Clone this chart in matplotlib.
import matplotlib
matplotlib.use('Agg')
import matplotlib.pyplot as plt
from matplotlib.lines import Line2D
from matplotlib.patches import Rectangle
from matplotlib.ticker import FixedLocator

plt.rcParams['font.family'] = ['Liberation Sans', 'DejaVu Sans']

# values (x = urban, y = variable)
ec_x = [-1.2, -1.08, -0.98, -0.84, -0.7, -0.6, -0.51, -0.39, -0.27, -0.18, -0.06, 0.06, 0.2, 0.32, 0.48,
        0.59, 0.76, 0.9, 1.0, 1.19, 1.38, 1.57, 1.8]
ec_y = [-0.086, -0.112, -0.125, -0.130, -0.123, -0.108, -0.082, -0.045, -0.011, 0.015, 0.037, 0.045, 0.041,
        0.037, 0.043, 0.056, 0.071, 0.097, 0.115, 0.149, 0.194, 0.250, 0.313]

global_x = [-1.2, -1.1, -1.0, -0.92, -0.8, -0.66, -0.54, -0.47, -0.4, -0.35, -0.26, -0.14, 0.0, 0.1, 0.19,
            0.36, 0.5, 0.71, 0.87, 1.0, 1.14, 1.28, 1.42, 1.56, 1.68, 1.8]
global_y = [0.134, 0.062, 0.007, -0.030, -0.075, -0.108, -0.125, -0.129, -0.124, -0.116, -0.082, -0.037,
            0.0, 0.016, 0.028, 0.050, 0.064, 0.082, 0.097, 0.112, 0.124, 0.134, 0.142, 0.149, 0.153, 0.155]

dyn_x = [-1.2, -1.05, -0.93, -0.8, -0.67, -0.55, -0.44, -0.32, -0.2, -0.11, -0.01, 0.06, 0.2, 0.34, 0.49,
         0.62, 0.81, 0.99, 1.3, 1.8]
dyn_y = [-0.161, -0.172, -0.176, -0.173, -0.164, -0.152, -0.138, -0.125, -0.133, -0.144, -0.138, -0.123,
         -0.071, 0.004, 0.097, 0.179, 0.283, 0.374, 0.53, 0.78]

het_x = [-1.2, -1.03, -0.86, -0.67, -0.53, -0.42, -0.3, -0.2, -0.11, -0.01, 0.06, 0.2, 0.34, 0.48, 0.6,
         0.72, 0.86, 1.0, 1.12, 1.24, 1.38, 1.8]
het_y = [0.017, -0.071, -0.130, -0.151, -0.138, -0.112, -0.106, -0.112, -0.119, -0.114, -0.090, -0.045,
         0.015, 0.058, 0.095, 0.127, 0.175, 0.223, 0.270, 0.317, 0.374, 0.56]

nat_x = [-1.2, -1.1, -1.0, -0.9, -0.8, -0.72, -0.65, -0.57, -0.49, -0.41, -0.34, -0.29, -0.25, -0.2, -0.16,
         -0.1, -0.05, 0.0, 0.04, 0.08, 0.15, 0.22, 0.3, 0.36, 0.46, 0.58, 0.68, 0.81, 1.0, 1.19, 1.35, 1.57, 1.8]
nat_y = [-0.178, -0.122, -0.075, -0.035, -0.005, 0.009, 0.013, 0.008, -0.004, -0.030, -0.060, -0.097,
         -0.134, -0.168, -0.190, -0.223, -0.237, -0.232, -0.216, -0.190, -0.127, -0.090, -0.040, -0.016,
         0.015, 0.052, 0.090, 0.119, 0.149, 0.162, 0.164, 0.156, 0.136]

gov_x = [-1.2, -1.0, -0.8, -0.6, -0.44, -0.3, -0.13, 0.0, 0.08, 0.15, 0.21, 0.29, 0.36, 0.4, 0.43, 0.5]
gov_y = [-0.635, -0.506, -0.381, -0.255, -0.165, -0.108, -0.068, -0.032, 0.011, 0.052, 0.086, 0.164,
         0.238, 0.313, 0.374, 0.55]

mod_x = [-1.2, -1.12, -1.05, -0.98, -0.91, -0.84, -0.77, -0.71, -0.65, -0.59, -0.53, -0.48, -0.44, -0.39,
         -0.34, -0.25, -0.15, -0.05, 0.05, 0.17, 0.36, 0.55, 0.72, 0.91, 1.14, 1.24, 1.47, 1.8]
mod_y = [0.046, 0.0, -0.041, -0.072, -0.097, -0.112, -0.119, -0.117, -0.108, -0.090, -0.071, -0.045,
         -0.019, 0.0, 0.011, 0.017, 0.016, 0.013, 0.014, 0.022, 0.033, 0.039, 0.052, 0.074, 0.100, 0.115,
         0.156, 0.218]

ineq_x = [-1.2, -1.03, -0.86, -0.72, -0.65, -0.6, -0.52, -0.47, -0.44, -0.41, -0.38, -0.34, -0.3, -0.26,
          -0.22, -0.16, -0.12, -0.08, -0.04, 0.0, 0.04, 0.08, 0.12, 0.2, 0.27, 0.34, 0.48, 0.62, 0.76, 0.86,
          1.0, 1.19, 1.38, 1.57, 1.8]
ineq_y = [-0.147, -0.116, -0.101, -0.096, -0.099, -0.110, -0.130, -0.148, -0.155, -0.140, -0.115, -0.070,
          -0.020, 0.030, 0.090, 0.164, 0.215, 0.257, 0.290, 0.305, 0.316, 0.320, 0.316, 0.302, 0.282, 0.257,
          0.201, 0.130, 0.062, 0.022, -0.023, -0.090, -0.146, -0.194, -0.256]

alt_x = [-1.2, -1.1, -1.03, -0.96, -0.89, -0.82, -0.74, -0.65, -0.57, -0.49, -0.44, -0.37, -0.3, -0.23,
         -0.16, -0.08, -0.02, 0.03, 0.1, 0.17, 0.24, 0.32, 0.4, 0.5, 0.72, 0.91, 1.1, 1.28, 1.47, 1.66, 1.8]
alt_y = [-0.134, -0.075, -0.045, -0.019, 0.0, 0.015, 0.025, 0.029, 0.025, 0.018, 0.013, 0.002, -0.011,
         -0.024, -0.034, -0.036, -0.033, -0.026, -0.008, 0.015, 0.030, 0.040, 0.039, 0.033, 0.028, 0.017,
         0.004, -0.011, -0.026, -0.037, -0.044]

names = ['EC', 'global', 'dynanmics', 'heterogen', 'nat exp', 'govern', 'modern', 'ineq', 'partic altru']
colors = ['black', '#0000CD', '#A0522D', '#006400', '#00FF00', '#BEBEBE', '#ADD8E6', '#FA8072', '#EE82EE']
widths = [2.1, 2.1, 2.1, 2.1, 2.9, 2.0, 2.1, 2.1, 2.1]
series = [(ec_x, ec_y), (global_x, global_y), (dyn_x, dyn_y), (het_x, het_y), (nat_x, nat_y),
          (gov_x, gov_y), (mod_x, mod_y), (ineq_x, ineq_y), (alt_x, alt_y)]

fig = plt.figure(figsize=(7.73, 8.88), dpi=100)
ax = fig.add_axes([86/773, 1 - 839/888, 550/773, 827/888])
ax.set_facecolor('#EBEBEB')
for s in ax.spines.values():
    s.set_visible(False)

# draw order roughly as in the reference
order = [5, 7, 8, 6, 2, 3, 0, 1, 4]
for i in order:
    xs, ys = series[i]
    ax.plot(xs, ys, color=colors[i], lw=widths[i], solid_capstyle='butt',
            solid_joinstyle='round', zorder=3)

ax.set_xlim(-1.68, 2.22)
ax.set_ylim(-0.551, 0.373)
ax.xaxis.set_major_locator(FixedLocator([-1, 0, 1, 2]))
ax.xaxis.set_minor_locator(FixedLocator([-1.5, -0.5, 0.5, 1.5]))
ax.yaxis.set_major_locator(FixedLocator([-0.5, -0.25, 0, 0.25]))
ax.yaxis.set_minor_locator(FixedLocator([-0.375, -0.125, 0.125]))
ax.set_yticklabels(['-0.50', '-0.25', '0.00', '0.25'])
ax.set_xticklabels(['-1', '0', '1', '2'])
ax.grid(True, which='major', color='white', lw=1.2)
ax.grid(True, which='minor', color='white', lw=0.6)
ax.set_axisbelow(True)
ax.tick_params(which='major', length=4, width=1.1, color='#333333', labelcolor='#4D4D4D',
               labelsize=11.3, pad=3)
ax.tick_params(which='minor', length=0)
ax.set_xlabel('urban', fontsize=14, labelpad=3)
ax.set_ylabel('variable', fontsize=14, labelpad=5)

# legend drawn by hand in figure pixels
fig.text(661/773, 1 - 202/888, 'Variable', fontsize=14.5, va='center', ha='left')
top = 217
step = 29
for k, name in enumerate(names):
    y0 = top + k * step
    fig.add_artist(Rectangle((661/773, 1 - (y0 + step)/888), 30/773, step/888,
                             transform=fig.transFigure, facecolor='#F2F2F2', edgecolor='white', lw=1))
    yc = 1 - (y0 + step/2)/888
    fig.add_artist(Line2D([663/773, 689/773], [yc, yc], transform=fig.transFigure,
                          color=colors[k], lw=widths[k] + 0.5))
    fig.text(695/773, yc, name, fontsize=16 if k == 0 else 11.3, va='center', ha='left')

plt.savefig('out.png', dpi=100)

* * *

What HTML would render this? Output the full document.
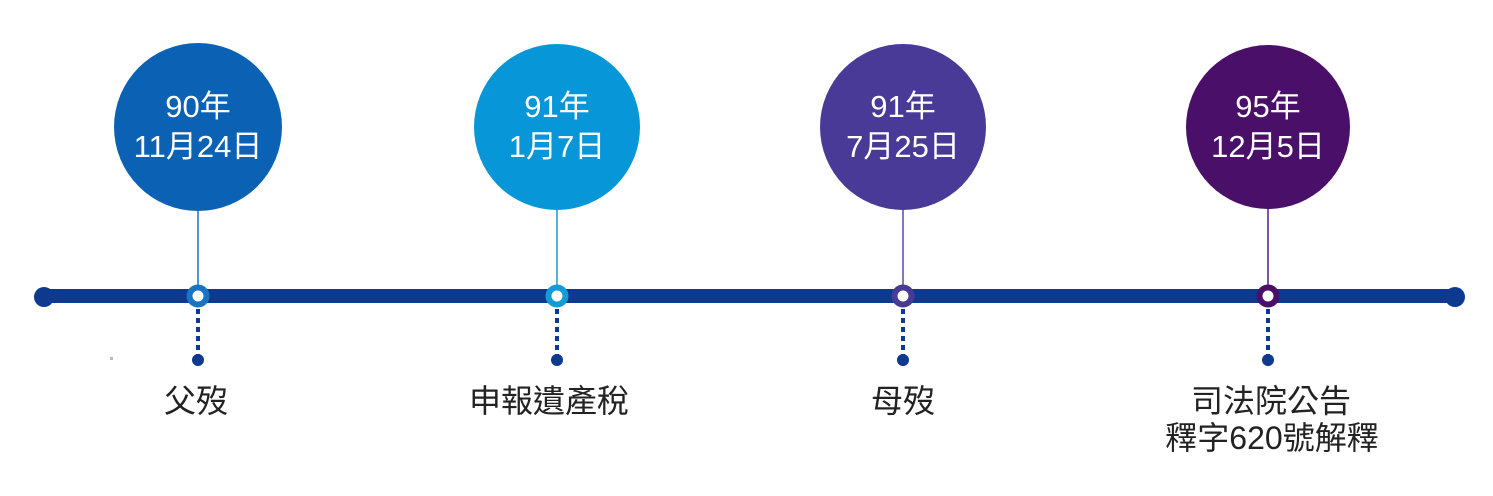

---

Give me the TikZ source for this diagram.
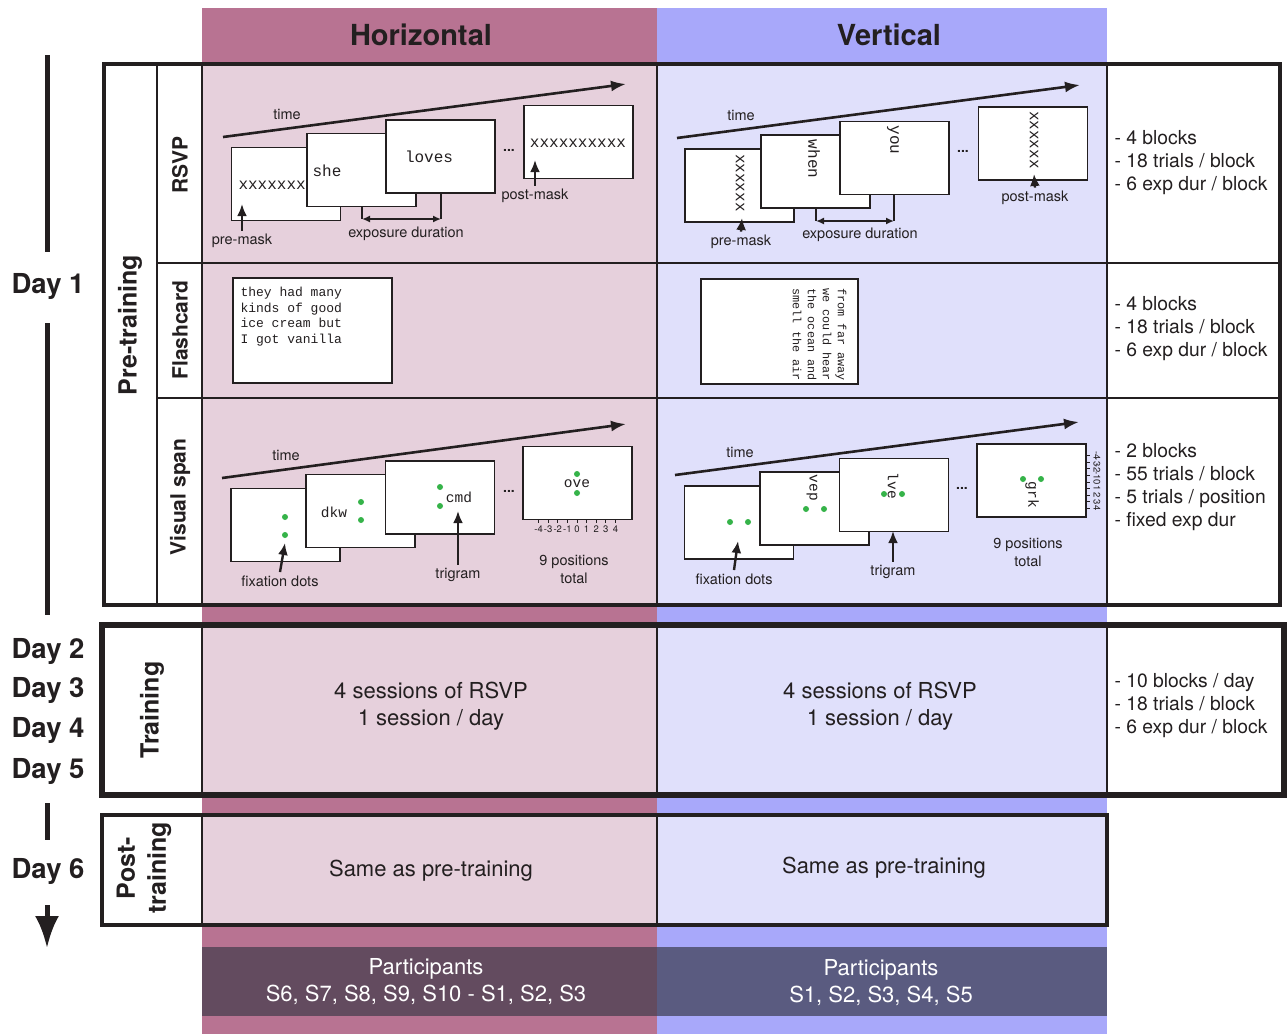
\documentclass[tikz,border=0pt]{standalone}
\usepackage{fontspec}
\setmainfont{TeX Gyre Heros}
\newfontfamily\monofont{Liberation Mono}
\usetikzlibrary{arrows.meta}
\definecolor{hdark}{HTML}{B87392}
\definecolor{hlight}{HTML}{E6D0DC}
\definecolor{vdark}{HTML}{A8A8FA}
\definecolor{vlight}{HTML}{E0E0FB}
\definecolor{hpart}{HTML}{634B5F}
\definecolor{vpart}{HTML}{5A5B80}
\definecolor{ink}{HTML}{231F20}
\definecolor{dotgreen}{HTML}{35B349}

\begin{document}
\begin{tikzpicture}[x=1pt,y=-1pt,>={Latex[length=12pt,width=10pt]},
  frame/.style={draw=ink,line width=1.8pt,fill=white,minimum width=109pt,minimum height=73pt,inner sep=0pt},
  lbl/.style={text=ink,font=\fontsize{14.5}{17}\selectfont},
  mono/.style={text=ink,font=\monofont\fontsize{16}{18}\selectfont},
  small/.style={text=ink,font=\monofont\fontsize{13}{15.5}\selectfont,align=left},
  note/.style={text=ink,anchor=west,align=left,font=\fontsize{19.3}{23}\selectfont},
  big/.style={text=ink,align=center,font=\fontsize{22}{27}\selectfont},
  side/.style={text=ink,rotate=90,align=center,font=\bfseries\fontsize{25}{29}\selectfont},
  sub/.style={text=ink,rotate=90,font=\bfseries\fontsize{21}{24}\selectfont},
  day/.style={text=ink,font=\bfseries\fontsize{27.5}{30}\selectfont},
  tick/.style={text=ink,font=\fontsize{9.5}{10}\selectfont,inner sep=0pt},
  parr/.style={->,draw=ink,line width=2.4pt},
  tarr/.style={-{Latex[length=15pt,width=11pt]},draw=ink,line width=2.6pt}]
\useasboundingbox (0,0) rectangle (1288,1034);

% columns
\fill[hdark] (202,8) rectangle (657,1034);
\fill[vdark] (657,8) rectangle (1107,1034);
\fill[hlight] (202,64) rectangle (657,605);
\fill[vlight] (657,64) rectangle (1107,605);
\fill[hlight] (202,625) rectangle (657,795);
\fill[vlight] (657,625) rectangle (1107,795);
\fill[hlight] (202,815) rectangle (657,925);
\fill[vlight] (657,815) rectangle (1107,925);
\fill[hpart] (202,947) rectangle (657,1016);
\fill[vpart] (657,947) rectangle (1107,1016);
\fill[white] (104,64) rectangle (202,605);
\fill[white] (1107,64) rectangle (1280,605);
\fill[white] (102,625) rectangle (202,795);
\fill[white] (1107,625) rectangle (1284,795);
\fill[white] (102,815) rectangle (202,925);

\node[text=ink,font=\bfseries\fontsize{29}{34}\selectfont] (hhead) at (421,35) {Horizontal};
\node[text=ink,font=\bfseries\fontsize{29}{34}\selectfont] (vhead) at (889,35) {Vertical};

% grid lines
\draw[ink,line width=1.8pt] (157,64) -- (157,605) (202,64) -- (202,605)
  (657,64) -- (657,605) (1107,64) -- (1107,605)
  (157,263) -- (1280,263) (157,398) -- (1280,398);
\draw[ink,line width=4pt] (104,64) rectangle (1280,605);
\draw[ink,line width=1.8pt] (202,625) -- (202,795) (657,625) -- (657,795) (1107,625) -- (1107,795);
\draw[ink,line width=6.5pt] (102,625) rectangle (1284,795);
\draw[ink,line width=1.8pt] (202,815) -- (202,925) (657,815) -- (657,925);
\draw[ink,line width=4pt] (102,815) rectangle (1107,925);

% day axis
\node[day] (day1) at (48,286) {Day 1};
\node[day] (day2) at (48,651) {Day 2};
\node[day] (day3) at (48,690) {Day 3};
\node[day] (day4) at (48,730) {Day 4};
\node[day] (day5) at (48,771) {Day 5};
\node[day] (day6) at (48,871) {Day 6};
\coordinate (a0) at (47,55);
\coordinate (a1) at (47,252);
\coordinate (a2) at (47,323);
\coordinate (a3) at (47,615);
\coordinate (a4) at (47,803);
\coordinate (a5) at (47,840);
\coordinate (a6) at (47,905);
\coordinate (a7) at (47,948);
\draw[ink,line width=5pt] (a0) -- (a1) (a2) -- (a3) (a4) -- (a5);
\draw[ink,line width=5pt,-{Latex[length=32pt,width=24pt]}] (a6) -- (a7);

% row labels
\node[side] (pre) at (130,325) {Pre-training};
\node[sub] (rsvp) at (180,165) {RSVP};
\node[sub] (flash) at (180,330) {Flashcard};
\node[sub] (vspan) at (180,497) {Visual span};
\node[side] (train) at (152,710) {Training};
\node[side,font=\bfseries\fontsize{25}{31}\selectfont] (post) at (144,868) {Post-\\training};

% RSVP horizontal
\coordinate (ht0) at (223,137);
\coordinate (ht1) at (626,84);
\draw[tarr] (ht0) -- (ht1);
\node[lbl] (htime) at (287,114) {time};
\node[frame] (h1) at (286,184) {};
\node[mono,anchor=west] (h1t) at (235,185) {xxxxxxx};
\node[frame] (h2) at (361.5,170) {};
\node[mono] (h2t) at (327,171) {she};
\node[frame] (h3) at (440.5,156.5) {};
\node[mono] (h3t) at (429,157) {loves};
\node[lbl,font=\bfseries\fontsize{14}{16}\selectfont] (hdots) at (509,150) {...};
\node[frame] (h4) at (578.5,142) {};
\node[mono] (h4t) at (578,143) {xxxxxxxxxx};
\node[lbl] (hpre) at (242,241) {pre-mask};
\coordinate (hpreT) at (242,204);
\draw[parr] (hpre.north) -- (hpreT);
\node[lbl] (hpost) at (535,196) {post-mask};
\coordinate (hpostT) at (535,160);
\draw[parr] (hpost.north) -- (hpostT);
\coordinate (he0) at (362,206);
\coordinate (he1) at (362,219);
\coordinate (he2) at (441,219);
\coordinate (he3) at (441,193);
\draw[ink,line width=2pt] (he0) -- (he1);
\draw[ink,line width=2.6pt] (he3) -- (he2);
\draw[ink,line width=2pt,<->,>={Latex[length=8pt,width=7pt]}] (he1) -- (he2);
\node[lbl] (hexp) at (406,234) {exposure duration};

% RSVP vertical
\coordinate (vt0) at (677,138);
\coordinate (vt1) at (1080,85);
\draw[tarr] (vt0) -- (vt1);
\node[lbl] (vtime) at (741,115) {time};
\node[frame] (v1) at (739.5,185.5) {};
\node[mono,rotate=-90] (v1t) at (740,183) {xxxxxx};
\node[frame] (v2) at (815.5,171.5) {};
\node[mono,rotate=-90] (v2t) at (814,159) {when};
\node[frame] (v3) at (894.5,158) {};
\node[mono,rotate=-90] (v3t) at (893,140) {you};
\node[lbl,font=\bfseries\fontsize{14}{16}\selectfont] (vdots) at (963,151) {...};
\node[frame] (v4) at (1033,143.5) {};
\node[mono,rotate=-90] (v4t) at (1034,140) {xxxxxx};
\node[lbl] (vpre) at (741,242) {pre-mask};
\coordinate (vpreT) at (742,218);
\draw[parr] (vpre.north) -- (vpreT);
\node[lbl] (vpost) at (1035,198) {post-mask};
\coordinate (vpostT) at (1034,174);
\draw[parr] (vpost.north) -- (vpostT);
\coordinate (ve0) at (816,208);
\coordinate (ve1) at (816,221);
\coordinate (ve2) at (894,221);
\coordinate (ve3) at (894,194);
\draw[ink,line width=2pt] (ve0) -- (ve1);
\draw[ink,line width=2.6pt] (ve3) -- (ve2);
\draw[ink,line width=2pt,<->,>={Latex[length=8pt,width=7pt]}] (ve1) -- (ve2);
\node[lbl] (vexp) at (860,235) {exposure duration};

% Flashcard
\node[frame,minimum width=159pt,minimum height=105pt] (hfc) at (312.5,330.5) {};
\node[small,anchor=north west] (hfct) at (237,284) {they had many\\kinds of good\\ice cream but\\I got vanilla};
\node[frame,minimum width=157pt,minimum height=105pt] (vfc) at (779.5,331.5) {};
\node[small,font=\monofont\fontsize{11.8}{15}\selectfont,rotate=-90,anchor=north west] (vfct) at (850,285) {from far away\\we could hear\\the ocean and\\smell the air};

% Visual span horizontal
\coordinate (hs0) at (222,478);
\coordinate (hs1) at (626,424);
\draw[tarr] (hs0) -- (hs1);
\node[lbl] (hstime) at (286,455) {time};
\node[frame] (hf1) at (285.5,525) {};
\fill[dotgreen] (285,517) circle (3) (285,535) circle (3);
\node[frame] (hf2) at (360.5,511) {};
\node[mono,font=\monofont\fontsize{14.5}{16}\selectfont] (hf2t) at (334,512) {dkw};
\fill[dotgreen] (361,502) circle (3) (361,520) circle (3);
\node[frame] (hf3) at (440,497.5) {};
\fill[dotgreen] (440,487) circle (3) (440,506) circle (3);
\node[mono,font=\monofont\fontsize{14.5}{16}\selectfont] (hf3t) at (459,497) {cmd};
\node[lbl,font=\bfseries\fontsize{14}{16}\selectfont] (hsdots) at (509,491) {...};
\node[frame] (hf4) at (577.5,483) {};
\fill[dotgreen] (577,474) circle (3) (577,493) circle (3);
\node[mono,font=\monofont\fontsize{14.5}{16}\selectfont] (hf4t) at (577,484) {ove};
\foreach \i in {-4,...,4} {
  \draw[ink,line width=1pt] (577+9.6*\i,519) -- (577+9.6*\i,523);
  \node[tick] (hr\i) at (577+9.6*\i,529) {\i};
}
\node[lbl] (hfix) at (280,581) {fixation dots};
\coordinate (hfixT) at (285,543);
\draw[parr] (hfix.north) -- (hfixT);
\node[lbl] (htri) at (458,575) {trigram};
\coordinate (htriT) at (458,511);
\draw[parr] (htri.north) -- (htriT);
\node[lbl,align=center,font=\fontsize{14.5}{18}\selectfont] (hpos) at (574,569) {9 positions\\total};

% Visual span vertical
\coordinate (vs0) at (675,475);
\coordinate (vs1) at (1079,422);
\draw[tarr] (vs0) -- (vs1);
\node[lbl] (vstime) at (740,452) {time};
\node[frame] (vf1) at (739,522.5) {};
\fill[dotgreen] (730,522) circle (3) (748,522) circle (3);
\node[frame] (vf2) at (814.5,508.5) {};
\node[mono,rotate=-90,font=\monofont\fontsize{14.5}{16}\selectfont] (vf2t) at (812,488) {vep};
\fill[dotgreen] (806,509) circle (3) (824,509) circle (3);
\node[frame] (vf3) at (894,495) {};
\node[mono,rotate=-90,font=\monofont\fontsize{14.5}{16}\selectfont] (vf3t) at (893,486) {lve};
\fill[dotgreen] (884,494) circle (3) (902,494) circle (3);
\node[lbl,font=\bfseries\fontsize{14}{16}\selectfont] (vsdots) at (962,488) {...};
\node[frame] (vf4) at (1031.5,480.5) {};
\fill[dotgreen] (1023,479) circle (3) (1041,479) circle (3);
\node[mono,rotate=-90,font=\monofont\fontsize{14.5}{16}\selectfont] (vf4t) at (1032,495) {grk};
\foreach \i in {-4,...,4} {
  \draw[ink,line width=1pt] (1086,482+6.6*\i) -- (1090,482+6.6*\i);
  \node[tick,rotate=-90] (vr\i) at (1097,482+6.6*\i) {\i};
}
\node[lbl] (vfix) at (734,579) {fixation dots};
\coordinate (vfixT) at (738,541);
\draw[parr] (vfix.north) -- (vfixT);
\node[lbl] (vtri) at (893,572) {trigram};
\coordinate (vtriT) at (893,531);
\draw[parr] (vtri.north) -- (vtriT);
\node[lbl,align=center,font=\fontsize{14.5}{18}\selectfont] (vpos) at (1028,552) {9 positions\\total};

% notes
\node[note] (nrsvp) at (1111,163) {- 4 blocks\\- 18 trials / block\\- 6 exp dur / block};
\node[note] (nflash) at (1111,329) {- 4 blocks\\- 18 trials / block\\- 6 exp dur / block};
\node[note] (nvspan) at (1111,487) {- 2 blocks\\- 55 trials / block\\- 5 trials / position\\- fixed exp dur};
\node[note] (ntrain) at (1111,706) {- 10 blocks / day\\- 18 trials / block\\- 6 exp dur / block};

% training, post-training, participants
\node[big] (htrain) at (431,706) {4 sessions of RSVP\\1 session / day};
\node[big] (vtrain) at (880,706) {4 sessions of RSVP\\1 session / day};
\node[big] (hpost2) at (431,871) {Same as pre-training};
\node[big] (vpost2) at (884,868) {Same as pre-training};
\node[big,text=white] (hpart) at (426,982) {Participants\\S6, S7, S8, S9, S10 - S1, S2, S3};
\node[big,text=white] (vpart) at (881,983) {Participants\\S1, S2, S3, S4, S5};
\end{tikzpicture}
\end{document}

Job -> Make an exact transcription of the lines from the line with "Clone this chart in matplotlib." through the line with "-0.071, 0.004, 0.097, 0.179, 0.283, 0.374, 0.53, 0.78]", inclusive, omitting all others.

Reply to the task ->
Clone this chart in matplotlib.
import matplotlib
matplotlib.use('Agg')
import matplotlib.pyplot as plt
from matplotlib.lines import Line2D
from matplotlib.patches import Rectangle
from matplotlib.ticker import FixedLocator

plt.rcParams['font.family'] = ['Liberation Sans', 'DejaVu Sans']

# values (x = urban, y = variable)
ec_x = [-1.2, -1.08, -0.98, -0.84, -0.7, -0.6, -0.51, -0.39, -0.27, -0.18, -0.06, 0.06, 0.2, 0.32, 0.48,
        0.59, 0.76, 0.9, 1.0, 1.19, 1.38, 1.57, 1.8]
ec_y = [-0.086, -0.112, -0.125, -0.130, -0.123, -0.108, -0.082, -0.045, -0.011, 0.015, 0.037, 0.045, 0.041,
        0.037, 0.043, 0.056, 0.071, 0.097, 0.115, 0.149, 0.194, 0.250, 0.313]

global_x = [-1.2, -1.1, -1.0, -0.92, -0.8, -0.66, -0.54, -0.47, -0.4, -0.35, -0.26, -0.14, 0.0, 0.1, 0.19,
            0.36, 0.5, 0.71, 0.87, 1.0, 1.14, 1.28, 1.42, 1.56, 1.68, 1.8]
global_y = [0.134, 0.062, 0.007, -0.030, -0.075, -0.108, -0.125, -0.129, -0.124, -0.116, -0.082, -0.037,
            0.0, 0.016, 0.028, 0.050, 0.064, 0.082, 0.097, 0.112, 0.124, 0.134, 0.142, 0.149, 0.153, 0.155]

dyn_x = [-1.2, -1.05, -0.93, -0.8, -0.67, -0.55, -0.44, -0.32, -0.2, -0.11, -0.01, 0.06, 0.2, 0.34, 0.49,
         0.62, 0.81, 0.99, 1.3, 1.8]
dyn_y = [-0.161, -0.172, -0.176, -0.173, -0.164, -0.152, -0.138, -0.125, -0.133, -0.144, -0.138, -0.123,
         -0.071, 0.004, 0.097, 0.179, 0.283, 0.374, 0.53, 0.78]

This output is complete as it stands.